The Salzburg Festival, which began in 1920, was a valiant attempt to bring the peoples of Europe back together after the war to end all wars, through a shared love of the performing arts. It was inspired by various Mozart festivals which had taken place here since the late 19th century, but which had fallen into abeyance during the carnage of the trenches. During the 1920s and 1930s, the festival flourished but then in 1938, Hitler marched in and Salzburg, along with the rest of Austria, was swallowed up by the Third Reich.
The Nazis regarded Mozart as a great German composer (even though Germany had not become a nation until 80 years after his death) and so his music was appropriated and exploited by Goebbels and his barbaric acolytes.

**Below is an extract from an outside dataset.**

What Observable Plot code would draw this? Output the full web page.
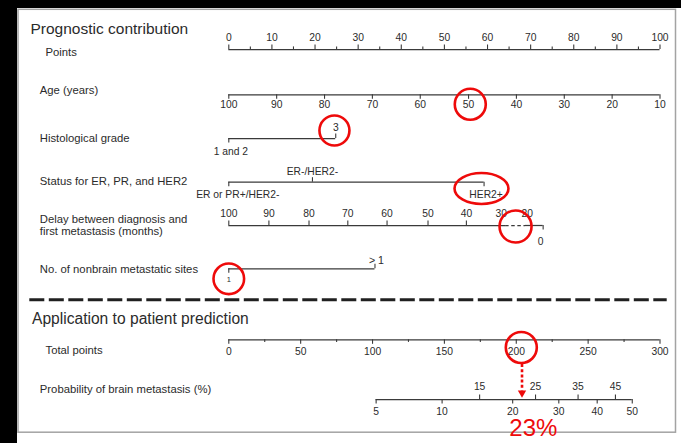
<!DOCTYPE html>
<html><head><meta charset="utf-8">
<script src="https://cdn.jsdelivr.net/npm/d3@7"></script>
<script src="https://cdn.jsdelivr.net/npm/@observablehq/plot@0.6"></script>
<style>
html,body{margin:0;padding:0;background:#fff;}
#wrap{position:relative;width:681px;height:443px;overflow:hidden;background:#fff;}
.strip{position:absolute;background:#000;}
#chart{position:absolute;left:0;top:0;}
</style></head><body>
<div id="wrap">
<div class="strip" style="left:0;top:0;width:681px;height:7.7px"></div>
<div class="strip" style="left:0;top:0;width:16.7px;height:443px"></div>
<div id="chart"></div>
</div>
<script>
// ---------- data ----------
const sectionTitles = ["Prognostic contribution", "Application to patient prediction"];
const rowLabels = ["Points", "Age (years)", "Histological grade", "Status for ER, PR, and HER2",
  "Delay between diagnosis and\nfirst metastasis (months)", "No. of nonbrain metastatic sites"];
const predLabels = ["Total points", "Probability of brain metastasis (%)"];

const pointsTicks = [0, 10, 20, 30, 40, 50, 60, 70, 80, 90, 100];
const pointsMinor = [5, 15, 25, 35, 45, 55, 65, 75, 85, 95];

const ageLabels = ["100", "90", "80", "70", "60", "50", "40", "30", "20", "10"];
const agePoints = [0, 11.1, 22.2, 33.3, 44.4, 55.6, 66.7, 77.8, 88.9, 100];

const gradeLabels = ["1 and 2", "3"];
const gradePoints = [0, 24.8];

const statusLabels = ["ER or PR+/HER2-", "ER-/HER2-", "HER2+"];
const statusPoints = [0, 19.4, 59.2];

const delayLabels = ["100", "90", "80", "70", "60", "50", "40", "30", "20", "0"];
const delayPoints = [0, 9.3, 18.6, 27.6, 36.7, 46.2, 55.1, 63.2, 69.2, 72.9];

const sitesLabels = ["1", "> 1"];
const sitesPoints = [0, 33.9];

const totalTicks = [0, 50, 100, 150, 200, 250, 300];
const totalMinor = [25, 75, 125, 175, 225, 275];

const probLabels = ["5", "10", "15", "20", "25", "30", "35", "40", "45", "50"];
const probTotalPoints = [102.5, 148.4, 174.5, 197.5, 213.4, 229.6, 243, 256.3, 269, 280.7];

// patient annotation (values in points / total points)
const patientMarks = [56.0, 24.5, 66.5, 0, 203.5 / 3];
const patientHer2 = 58.6;
const patientTotal = 204;
const patientProb = "23%";

// ---------- layout ----------
const INK = "#3a3a3a", TXT = "#2b2b2b", RED = "#ee0a0a";
const LW = 1.25, TW = 1.1, TICK = 4.5, MINOR = 2.6, FS = 10.3, LFS = 11.3;
const X0 = 228.3, X1 = 659.5, PX = (X1 - X0) / 100;
const toPts = t => t / 3; // total-points axis (0-300) spans the same width as points (0-100)

function axisRow(cfg) {
  const {y, at, labels, sides, up = 12, down = 12, fs = [], shift = [], noTick = [], minor = null, minorSide = "u", segments = null} = cfg;
  const items = at.map((v, i) => ({v, label: labels[i], side: sides[i], shift: shift[i] || 0, fs: fs[i] || FS, tick: !noTick.includes(i)}));
  const lo = d3.min(at), hi = d3.max(at);
  const marks = [];
  if (segments) {
    for (const s of segments) {
      const o = {x1: s[0], x2: s[1], stroke: INK, strokeWidth: LW};
      if (s[2]) o.strokeDasharray = s[2];
      marks.push(Plot.ruleY([y], o));
    }
  } else {
    marks.push(Plot.ruleY([y], {x1: lo, x2: hi, stroke: INK, strokeWidth: LW}));
  }
  marks.push(Plot.ruleX(items.filter(d => d.tick), {
    x: "v",
    y1: d => d.side === "u" ? y - TICK : y,
    y2: d => d.side === "u" ? y : y + TICK,
    stroke: INK, strokeWidth: TW
  }));
  if (minor) marks.push(Plot.ruleX(minor, {
    x: d => d,
    y1: minorSide === "u" ? y - MINOR : y,
    y2: minorSide === "u" ? y : y + MINOR,
    stroke: INK, strokeWidth: TW
  }));
  marks.push(Plot.text(items, {
    x: d => d.v + d.shift / PX,
    y: d => d.side === "u" ? y - up : y + down,
    text: "label", fontSize: d => d.fs, fill: TXT
  }));
  return marks;
}

const U = "u", D = "d";
const rowText = (label, dx, y, extra = {}) =>
  Plot.text([label], {frameAnchor: "left", dx, y, text: d => d, textAnchor: "start", fontSize: LFS, fill: TXT, ...extra});

const marks = [
  Plot.frame({insetLeft: 17.5, insetTop: 8.8, insetRight: 6, insetBottom: 11.3, stroke: "#a3a3a3", strokeWidth: 1.5}),

  // section titles
  Plot.text([sectionTitles[0]], {frameAnchor: "left", dx: 30, y: 28.3, text: d => d, textAnchor: "start", fontSize: 15.5, fill: TXT}),
  Plot.text([sectionTitles[1]], {frameAnchor: "left", dx: 31.5, y: 318.6, text: d => d, textAnchor: "start", fontSize: 15.6, fill: TXT}),

  // row labels
  rowText(rowLabels[0], 45, 52.3),
  rowText(rowLabels[1], 39.3, 89.6),
  rowText(rowLabels[2], 39.3, 137.5),
  rowText(rowLabels[3], 39.3, 181.3),
  rowText(rowLabels[4], 39.3, 225, {lineHeight: 1.07}),
  rowText(rowLabels[5], 39.3, 268.8),
  rowText(predLabels[0], 45, 349.6),
  rowText(predLabels[1], 39.3, 389.2),

  // Points
  ...axisRow({y: 49, at: pointsTicks, labels: pointsTicks.map(String), sides: pointsTicks.map(() => U), up: 12, minor: pointsMinor, minorSide: U}),
  // Age
  ...axisRow({y: 94.3, at: agePoints, labels: ageLabels, sides: agePoints.map(() => D), down: 10.2}),
  // Grade
  ...axisRow({y: 138, at: gradePoints, labels: gradeLabels, sides: [D, U], up: 11, down: 13.2, shift: [2, 0]}),
  // Status
  ...axisRow({y: 181.7, at: statusPoints, labels: statusLabels, sides: [D, U, D], up: 10.5, down: 12.3, shift: [9, 0, 2]}),
  // Delay
  ...axisRow({y: 225, at: delayPoints, labels: delayLabels, sides: [U, U, U, U, U, U, U, U, U, D], up: 12, down: 16.5,
    shift: [0, 0, 0, 0, 0, 0, 0, 0, 0, -2.5], noTick: [7, 8],
    segments: [[0, 64.2], [64.2, 68.8, "3.5,2.6"], [68.8, 72.9]]}),
  // Sites
  ...axisRow({y: 268.3, at: sitesPoints, labels: sitesLabels, sides: [D, U], up: 8.3, down: 10.7, fs: [7.5, 10.6], shift: [0, 1.5]}),

  // separator
  Plot.ruleY([299.3], {insetLeft: 29.3, insetRight: 14.3, stroke: "#202020", strokeWidth: 3, strokeDasharray: "15,4.5"}),

  // Total points
  ...axisRow({y: 339.3, at: totalTicks.map(toPts), labels: totalTicks.map(String), sides: totalTicks.map(() => D), down: 12.4,
    minor: totalMinor.map(toPts), minorSide: D}),
  // Probability
  ...axisRow({y: 399, at: probTotalPoints.map(toPts), labels: probLabels, sides: [D, D, U, D, U, D, U, D, U, D], up: 13, down: 12.5}),

  // red annotations
  Plot.dot(patientMarks, {
    x: d => d, y: [103.8, 130, 226, 278.3, 347], r: [15.5, 15, 16, 15.3, 15.5],
    stroke: RED, strokeWidth: 2.6, fill: "none"
  }),
  Plot.dot([patientHer2], {x: d => d, y: 188, r: 15.5, stroke: RED, strokeWidth: 2.6, fill: "none",
    ariaLabel: "her2-ellipse", ariaDescription: "her2-ellipse"}),
  Plot.ruleX([toPts(patientTotal)], {y1: 364, y2: 390.5, stroke: RED, strokeWidth: 2.6, strokeDasharray: "3,2.2"}),
  Plot.dot([toPts(patientTotal)], {x: d => d, y: 392.4, symbol: "triangle", r: 3.1, fill: RED, stroke: "none", rotate: 180}),
  Plot.text([patientProb], {x: toPts(patientTotal) + 11.3 / PX, y: 427.6, text: d => d, fontSize: 24, fill: RED})
];

const chart = Plot.plot({
  width: 681, height: 443, margin: 0,
  x: {domain: [0, 100], range: [X0, X1], axis: null},
  y: {type: "identity", axis: null},
  r: {type: "identity"},
  style: {background: "transparent", fontFamily: "'Liberation Sans', Arial, Helvetica, sans-serif", color: TXT, overflow: "visible"},
  marks
});

// stretch the HER2+ circle into an ellipse
function toEllipse(el) {
  const c = d3.select(el);
  const cx = +c.attr("cx") || 0, cy = +c.attr("cy") || 0;
  const tr = el.getAttribute("transform");
  let tx = 0, ty = 0;
  if (tr) { const m = /translate\(\s*([-\d.e]+)[,\s]+([-\d.e]+)\s*\)/.exec(tr); if (m) { tx = +m[1]; ty = +m[2]; } }
  c.attr("transform", `translate(${cx + tx},${cy + ty}) scale(1.74,1)`).attr("cx", 0).attr("cy", 0)
   .attr("vector-effect", "non-scaling-stroke");
}
const seen = new Set();
chart.querySelectorAll('[aria-label="her2-ellipse"], [aria-description="her2-ellipse"]').forEach(el => {
  const targets = el.tagName.toLowerCase() === "circle" ? [el] : Array.from(el.querySelectorAll("circle"));
  targets.forEach(t => { if (!seen.has(t)) { seen.add(t); toEllipse(t); } });
});

document.getElementById("chart").appendChild(chart);
</script>
</body></html>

Thankfully, at the end of the Second World War, Salzburg was occupied by the Americans, who saw the importance of restoring Salzburg as a cultural destination, with the Salzburg Festival, and Mozart, at its core.
Mercifully free from the antisemitic baggage of Richard Wagner, Mozart was a Germanic composer to whom no one could object. His music was universal, beloved the world over, and that gave it great healing power. Did it really matter all that much that Salzburg had become a kind of classical musical Disneyland, patrolled by Mozart lookalikes in frock coats and powdered wigs? Yes, it was a fantasy, but after the horrors of two world wars, it felt like a fantasy worth preserving. Today, with war raging again in Europe, Mozart and the Salzburg Festival represent a shared ideal of beauty and humanity, just as they did in the aftermath of the First and Second World Wars.
And Mozart still matters more than any other composer, because he retains a unique capacity to cut through. People with no interest in orchestral music are seduced by his concertos and symphonies. People who can’t stand opera hum along to Cosi fan tutte. I brought my two children here when they were eight and four to introduce them to Mozart. In Britain, I’d been unable to interest them, but in Salzburg they both got it straight away. My four-year-old daughter was enchanted by a puppet performance of The Magic Flute, in Salzburg’s Marionette Theatre. My eight-year-old son sat through Requiem, in the Kollegienkirche, where Mozart worshipped as a boy.
Fifteen years on, my son and daughter are both grown up, and I’m back in Salzburg on my own. I return to the Marionette Theatre to see The Magic Flute, amid a sea of excited children. I sit entranced in the darkened auditorium and quite forget I’m watching puppeteers. The children all around me are equally transfixed. I return to Schloss Mirabell, the marble palace where Mozart played for the archbishop when he was a boy, alongside his father and his sister. The highlight of the evening is Clarinet Concerto in A major, as beautiful as birdsong, so full of joie de vivre. Sitting in this marble hall, bathing in this timeless music, it’s hard to imagine there was a time when these eternal melodies did not exist.
After a standing ovation and an encore, the crowd spills out into the summer night, into the Mirabell Gardens – a site unchanged since Mozart’s day. I walk across the gardens, towards town, that soaring clarinet still ringing in my ears. This is the view Mozart would have seen – the domes and spires of the baroque Altstadt, framed by snow-capped mountains. This is what brings music lovers back to Salzburg year after year. It’s that precious connection with the past, which we’ve forsaken in so many other places. It’s that intimate communion with the composer who, more than anyone, makes you feel glad to be alive. Listening to Mozart, if only for a few hours, you feel that despite all the pain and suffering in the world, maybe everything will work out OK.